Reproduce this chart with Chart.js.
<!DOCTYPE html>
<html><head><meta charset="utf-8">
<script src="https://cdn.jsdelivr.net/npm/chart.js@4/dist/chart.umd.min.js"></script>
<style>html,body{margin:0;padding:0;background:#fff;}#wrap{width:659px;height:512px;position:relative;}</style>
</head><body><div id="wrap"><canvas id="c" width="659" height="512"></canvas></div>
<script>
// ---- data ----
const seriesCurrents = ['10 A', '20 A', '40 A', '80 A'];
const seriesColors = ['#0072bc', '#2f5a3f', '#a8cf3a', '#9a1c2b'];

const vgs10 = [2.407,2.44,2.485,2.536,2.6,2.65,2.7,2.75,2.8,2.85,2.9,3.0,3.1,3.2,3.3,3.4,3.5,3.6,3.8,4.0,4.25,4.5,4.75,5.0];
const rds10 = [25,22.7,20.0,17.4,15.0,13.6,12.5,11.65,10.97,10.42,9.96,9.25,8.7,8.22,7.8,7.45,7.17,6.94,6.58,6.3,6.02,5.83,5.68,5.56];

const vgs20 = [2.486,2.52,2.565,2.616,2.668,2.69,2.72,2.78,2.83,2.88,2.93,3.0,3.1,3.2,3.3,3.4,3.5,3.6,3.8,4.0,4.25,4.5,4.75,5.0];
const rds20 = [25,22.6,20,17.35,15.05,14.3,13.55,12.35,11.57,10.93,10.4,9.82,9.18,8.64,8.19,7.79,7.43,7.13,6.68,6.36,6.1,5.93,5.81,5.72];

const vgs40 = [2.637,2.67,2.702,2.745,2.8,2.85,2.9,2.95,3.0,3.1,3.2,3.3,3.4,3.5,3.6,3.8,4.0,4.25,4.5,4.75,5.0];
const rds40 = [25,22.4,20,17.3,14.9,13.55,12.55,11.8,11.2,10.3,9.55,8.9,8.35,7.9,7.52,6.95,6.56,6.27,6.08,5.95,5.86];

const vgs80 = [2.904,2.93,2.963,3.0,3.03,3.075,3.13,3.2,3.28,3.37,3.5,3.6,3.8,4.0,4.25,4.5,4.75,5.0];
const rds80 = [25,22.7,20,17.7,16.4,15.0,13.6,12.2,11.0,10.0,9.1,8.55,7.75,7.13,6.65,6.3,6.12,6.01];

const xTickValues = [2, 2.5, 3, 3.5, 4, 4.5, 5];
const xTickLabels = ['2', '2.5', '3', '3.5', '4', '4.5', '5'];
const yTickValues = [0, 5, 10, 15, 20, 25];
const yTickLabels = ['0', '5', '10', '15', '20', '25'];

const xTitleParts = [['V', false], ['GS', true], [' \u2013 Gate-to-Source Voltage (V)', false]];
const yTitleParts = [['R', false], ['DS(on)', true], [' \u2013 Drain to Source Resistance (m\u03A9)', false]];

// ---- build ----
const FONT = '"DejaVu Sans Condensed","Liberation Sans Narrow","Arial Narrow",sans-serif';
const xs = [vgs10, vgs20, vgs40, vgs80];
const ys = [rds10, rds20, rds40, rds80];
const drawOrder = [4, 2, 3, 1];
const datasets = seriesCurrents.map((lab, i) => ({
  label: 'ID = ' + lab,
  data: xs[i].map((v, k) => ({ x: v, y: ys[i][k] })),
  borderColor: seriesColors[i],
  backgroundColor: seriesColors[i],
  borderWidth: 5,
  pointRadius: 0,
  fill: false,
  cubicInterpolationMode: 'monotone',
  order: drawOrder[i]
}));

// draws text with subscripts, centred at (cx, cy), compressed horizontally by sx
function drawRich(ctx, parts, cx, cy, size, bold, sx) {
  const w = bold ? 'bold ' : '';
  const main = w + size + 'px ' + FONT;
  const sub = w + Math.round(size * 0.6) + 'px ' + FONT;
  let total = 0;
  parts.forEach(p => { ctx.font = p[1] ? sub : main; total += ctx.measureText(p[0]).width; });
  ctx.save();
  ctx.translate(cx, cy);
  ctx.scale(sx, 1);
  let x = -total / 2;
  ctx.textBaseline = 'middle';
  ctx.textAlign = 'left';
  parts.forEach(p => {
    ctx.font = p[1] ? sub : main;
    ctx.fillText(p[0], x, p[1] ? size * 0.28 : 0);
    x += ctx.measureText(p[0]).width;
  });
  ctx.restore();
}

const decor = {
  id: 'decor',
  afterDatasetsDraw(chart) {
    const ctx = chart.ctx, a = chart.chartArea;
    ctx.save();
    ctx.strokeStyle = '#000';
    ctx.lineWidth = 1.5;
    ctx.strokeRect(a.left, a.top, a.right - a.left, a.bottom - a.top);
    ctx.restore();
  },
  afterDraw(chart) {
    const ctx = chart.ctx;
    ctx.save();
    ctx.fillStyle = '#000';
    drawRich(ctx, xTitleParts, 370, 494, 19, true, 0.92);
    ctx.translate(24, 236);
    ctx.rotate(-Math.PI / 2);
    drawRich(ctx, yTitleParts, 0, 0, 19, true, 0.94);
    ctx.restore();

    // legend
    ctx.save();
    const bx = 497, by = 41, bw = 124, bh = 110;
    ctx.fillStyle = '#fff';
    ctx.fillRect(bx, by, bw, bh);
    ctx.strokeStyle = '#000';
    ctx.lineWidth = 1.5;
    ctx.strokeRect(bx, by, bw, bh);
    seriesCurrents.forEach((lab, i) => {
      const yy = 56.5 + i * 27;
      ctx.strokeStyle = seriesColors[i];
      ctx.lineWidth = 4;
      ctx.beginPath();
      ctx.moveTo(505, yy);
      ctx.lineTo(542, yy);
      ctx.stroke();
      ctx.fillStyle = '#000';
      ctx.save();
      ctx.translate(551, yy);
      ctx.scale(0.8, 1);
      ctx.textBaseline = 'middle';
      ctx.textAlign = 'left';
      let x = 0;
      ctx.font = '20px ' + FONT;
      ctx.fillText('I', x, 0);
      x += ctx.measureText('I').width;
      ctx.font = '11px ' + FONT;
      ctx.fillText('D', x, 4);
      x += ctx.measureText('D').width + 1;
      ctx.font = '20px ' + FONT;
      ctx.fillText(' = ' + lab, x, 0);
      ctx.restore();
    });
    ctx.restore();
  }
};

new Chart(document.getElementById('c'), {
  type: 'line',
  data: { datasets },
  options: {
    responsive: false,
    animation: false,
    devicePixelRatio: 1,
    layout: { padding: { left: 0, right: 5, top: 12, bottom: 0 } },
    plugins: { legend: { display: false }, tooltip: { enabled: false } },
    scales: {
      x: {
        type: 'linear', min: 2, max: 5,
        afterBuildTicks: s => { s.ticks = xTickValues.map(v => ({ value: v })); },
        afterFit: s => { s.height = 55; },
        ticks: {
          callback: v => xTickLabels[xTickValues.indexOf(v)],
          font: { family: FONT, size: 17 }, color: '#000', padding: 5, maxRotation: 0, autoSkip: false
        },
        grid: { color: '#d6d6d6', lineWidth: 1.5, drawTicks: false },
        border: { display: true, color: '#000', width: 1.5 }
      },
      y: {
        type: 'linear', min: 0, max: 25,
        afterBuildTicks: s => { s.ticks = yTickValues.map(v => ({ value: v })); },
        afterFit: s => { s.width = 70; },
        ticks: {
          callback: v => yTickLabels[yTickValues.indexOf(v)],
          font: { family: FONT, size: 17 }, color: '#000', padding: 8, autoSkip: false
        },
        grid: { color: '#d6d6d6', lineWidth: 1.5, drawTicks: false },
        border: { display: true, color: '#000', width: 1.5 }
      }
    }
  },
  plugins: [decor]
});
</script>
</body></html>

-.-.-

Transcribe the entire listing above precisely.

■ **THE SOLUTION**:
Reproduce this chart with Chart.js.
<!DOCTYPE html>
<html><head><meta charset="utf-8">
<script src="https://cdn.jsdelivr.net/npm/chart.js@4/dist/chart.umd.min.js"></script>
<style>html,body{margin:0;padding:0;background:#fff;}#wrap{width:659px;height:512px;position:relative;}</style>
</head><body><div id="wrap"><canvas id="c" width="659" height="512"></canvas></div>
<script>
// ---- data ----
const seriesCurrents = ['10 A', '20 A', '40 A', '80 A'];
const seriesColors = ['#0072bc', '#2f5a3f', '#a8cf3a', '#9a1c2b'];

const vgs10 = [2.407,2.44,2.485,2.536,2.6,2.65,2.7,2.75,2.8,2.85,2.9,3.0,3.1,3.2,3.3,3.4,3.5,3.6,3.8,4.0,4.25,4.5,4.75,5.0];
const rds10 = [25,22.7,20.0,17.4,15.0,13.6,12.5,11.65,10.97,10.42,9.96,9.25,8.7,8.22,7.8,7.45,7.17,6.94,6.58,6.3,6.02,5.83,5.68,5.56];

const vgs20 = [2.486,2.52,2.565,2.616,2.668,2.69,2.72,2.78,2.83,2.88,2.93,3.0,3.1,3.2,3.3,3.4,3.5,3.6,3.8,4.0,4.25,4.5,4.75,5.0];
const rds20 = [25,22.6,20,17.35,15.05,14.3,13.55,12.35,11.57,10.93,10.4,9.82,9.18,8.64,8.19,7.79,7.43,7.13,6.68,6.36,6.1,5.93,5.81,5.72];

const vgs40 = [2.637,2.67,2.702,2.745,2.8,2.85,2.9,2.95,3.0,3.1,3.2,3.3,3.4,3.5,3.6,3.8,4.0,4.25,4.5,4.75,5.0];
const rds40 = [25,22.4,20,17.3,14.9,13.55,12.55,11.8,11.2,10.3,9.55,8.9,8.35,7.9,7.52,6.95,6.56,6.27,6.08,5.95,5.86];

const vgs80 = [2.904,2.93,2.963,3.0,3.03,3.075,3.13,3.2,3.28,3.37,3.5,3.6,3.8,4.0,4.25,4.5,4.75,5.0];
const rds80 = [25,22.7,20,17.7,16.4,15.0,13.6,12.2,11.0,10.0,9.1,8.55,7.75,7.13,6.65,6.3,6.12,6.01];

const xTickValues = [2, 2.5, 3, 3.5, 4, 4.5, 5];
const xTickLabels = ['2', '2.5', '3', '3.5', '4', '4.5', '5'];
const yTickValues = [0, 5, 10, 15, 20, 25];
const yTickLabels = ['0', '5', '10', '15', '20', '25'];

const xTitleParts = [['V', false], ['GS', true], [' \u2013 Gate-to-Source Voltage (V)', false]];
const yTitleParts = [['R', false], ['DS(on)', true], [' \u2013 Drain to Source Resistance (m\u03A9)', false]];

// ---- build ----
const FONT = '"DejaVu Sans Condensed","Liberation Sans Narrow","Arial Narrow",sans-serif';
const xs = [vgs10, vgs20, vgs40, vgs80];
const ys = [rds10, rds20, rds40, rds80];
const drawOrder = [4, 2, 3, 1];
const datasets = seriesCurrents.map((lab, i) => ({
  label: 'ID = ' + lab,
  data: xs[i].map((v, k) => ({ x: v, y: ys[i][k] })),
  borderColor: seriesColors[i],
  backgroundColor: seriesColors[i],
  borderWidth: 5,
  pointRadius: 0,
  fill: false,
  cubicInterpolationMode: 'monotone',
  order: drawOrder[i]
}));

// draws text with subscripts, centred at (cx, cy), compressed horizontally by sx
function drawRich(ctx, parts, cx, cy, size, bold, sx) {
  const w = bold ? 'bold ' : '';
  const main = w + size + 'px ' + FONT;
  const sub = w + Math.round(size * 0.6) + 'px ' + FONT;
  let total = 0;
  parts.forEach(p => { ctx.font = p[1] ? sub : main; total += ctx.measureText(p[0]).width; });
  ctx.save();
  ctx.translate(cx, cy);
  ctx.scale(sx, 1);
  let x = -total / 2;
  ctx.textBaseline = 'middle';
  ctx.textAlign = 'left';
  parts.forEach(p => {
    ctx.font = p[1] ? sub : main;
    ctx.fillText(p[0], x, p[1] ? size * 0.28 : 0);
    x += ctx.measureText(p[0]).width;
  });
  ctx.restore();
}

const decor = {
  id: 'decor',
  afterDatasetsDraw(chart) {
    const ctx = chart.ctx, a = chart.chartArea;
    ctx.save();
    ctx.strokeStyle = '#000';
    ctx.lineWidth = 1.5;
    ctx.strokeRect(a.left, a.top, a.right - a.left, a.bottom - a.top);
    ctx.restore();
  },
  afterDraw(chart) {
    const ctx = chart.ctx;
    ctx.save();
    ctx.fillStyle = '#000';
    drawRich(ctx, xTitleParts, 370, 494, 19, true, 0.92);
    ctx.translate(24, 236);
    ctx.rotate(-Math.PI / 2);
    drawRich(ctx, yTitleParts, 0, 0, 19, true, 0.94);
    ctx.restore();

    // legend
    ctx.save();
    const bx = 497, by = 41, bw = 124, bh = 110;
    ctx.fillStyle = '#fff';
    ctx.fillRect(bx, by, bw, bh);
    ctx.strokeStyle = '#000';
    ctx.lineWidth = 1.5;
    ctx.strokeRect(bx, by, bw, bh);
    seriesCurrents.forEach((lab, i) => {
      const yy = 56.5 + i * 27;
      ctx.strokeStyle = seriesColors[i];
      ctx.lineWidth = 4;
      ctx.beginPath();
      ctx.moveTo(505, yy);
      ctx.lineTo(542, yy);
      ctx.stroke();
      ctx.fillStyle = '#000';
      ctx.save();
      ctx.translate(551, yy);
      ctx.scale(0.8, 1);
      ctx.textBaseline = 'middle';
      ctx.textAlign = 'left';
      let x = 0;
      ctx.font = '20px ' + FONT;
      ctx.fillText('I', x, 0);
      x += ctx.measureText('I').width;
      ctx.font = '11px ' + FONT;
      ctx.fillText('D', x, 4);
      x += ctx.measureText('D').width + 1;
      ctx.font = '20px ' + FONT;
      ctx.fillText(' = ' + lab, x, 0);
      ctx.restore();
    });
    ctx.restore();
  }
};

new Chart(document.getElementById('c'), {
  type: 'line',
  data: { datasets },
  options: {
    responsive: false,
    animation: false,
    devicePixelRatio: 1,
    layout: { padding: { left: 0, right: 5, top: 12, bottom: 0 } },
    plugins: { legend: { display: false }, tooltip: { enabled: false } },
    scales: {
      x: {
        type: 'linear', min: 2, max: 5,
        afterBuildTicks: s => { s.ticks = xTickValues.map(v => ({ value: v })); },
        afterFit: s => { s.height = 55; },
        ticks: {
          callback: v => xTickLabels[xTickValues.indexOf(v)],
          font: { family: FONT, size: 17 }, color: '#000', padding: 5, maxRotation: 0, autoSkip: false
        },
        grid: { color: '#d6d6d6', lineWidth: 1.5, drawTicks: false },
        border: { display: true, color: '#000', width: 1.5 }
      },
      y: {
        type: 'linear', min: 0, max: 25,
        afterBuildTicks: s => { s.ticks = yTickValues.map(v => ({ value: v })); },
        afterFit: s => { s.width = 70; },
        ticks: {
          callback: v => yTickLabels[yTickValues.indexOf(v)],
          font: { family: FONT, size: 17 }, color: '#000', padding: 8, autoSkip: false
        },
        grid: { color: '#d6d6d6', lineWidth: 1.5, drawTicks: false },
        border: { display: true, color: '#000', width: 1.5 }
      }
    }
  },
  plugins: [decor]
});
</script>
</body></html>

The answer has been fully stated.